The line gets a laugh, but it’s no joke. Mishkin, 44, is a sports and features anchor for the NY 1 cable channel whose career highlight was probably covering the Rangers Stanley Cup win in 1994. He’s also an avid interpreter of the works of the Russian bard Bulat Okudzhava, who died in 1997.

"He was the first guy in the post-Stalin era, during the mid- and late-1950s, to perform music and write music about real life in Soviet society," Mishkin told The Jewish Week in a telephone interview. Okudzhava’s songs had a wide appeal among students and intellectuals,

if not party ideologues. "Under Stalin, it was all glory to the Communist Party."

On Monday, Mishkin performs "Borscht in the USA," an evening of Okudzhava favorites like "Mu za tzenoy nye postoyim" (We will pay any price) and "Soyuz druzeiy," (a union of friends): and perhaps a Russian-language version of the Beatles’ "Girl." (Makor, 35 W. 67th St., Manhattan 212 601-1000, $12.)

Raised in Monroe, in upstate New York, Mishkin first visited the USSR as a high school student in 1976. A fellow musician he met while playing guitar in a Leningrad park introduced him to Okudzhava’s work that year. He returned in 1979 to study at Moscow’s Pushkin Institute and again in 1992 under the auspices of the World Union of Progressive Judaism. Guitar in tow, he participated in a two-and-a-half week seminar with Jewish leaders from across the former Soviet Union and traveled to the Ural Mountains to lead Passover seders and give public concerts. His last trip, to Moscow, St. Petersburg and Minsk, was in 1995. "Unfortunately, I haven’t been back since," Mishkin said.

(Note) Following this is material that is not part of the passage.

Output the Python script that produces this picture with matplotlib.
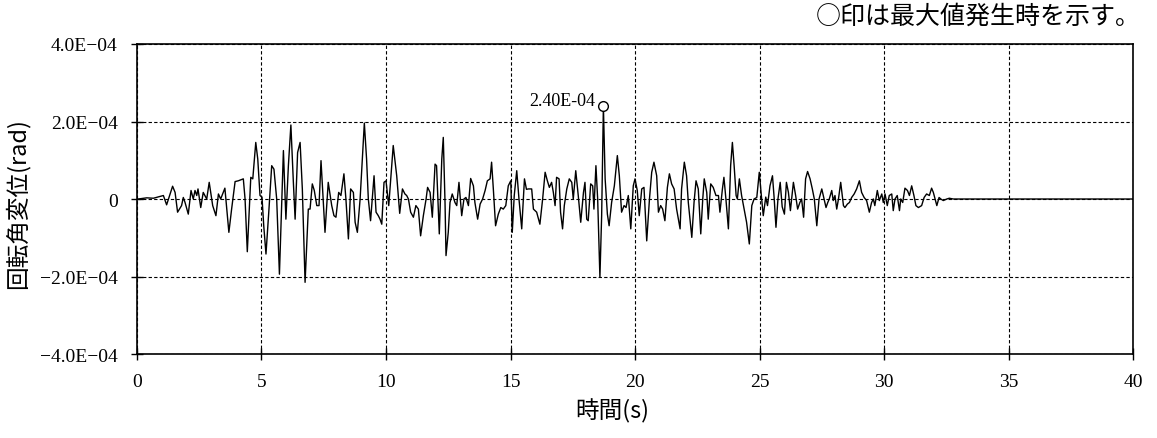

He keeps his Slavic chops fresh by listening to Okudzhava tapes while driving and jogging and by performing. For the past two Junes, he’s played at City Hall to honor new citizens from the FSU. In March 2002, he held Cornelia Street Cafe’s first Russian Folk Music Night, and last winter he played the Russian Samovar restaurant on West 57th Street. He’s now planning for what he jokingly calls "the second annual concert" there.

A new father, Mishkin lives in Brooklyn with his daughter and his wife, singer-songwriter Peri Smilow. His weekly interview show, "One on One with Budd Mishkin," premieres on NY 1 on Sept. 29 during the 8 p.m. hour.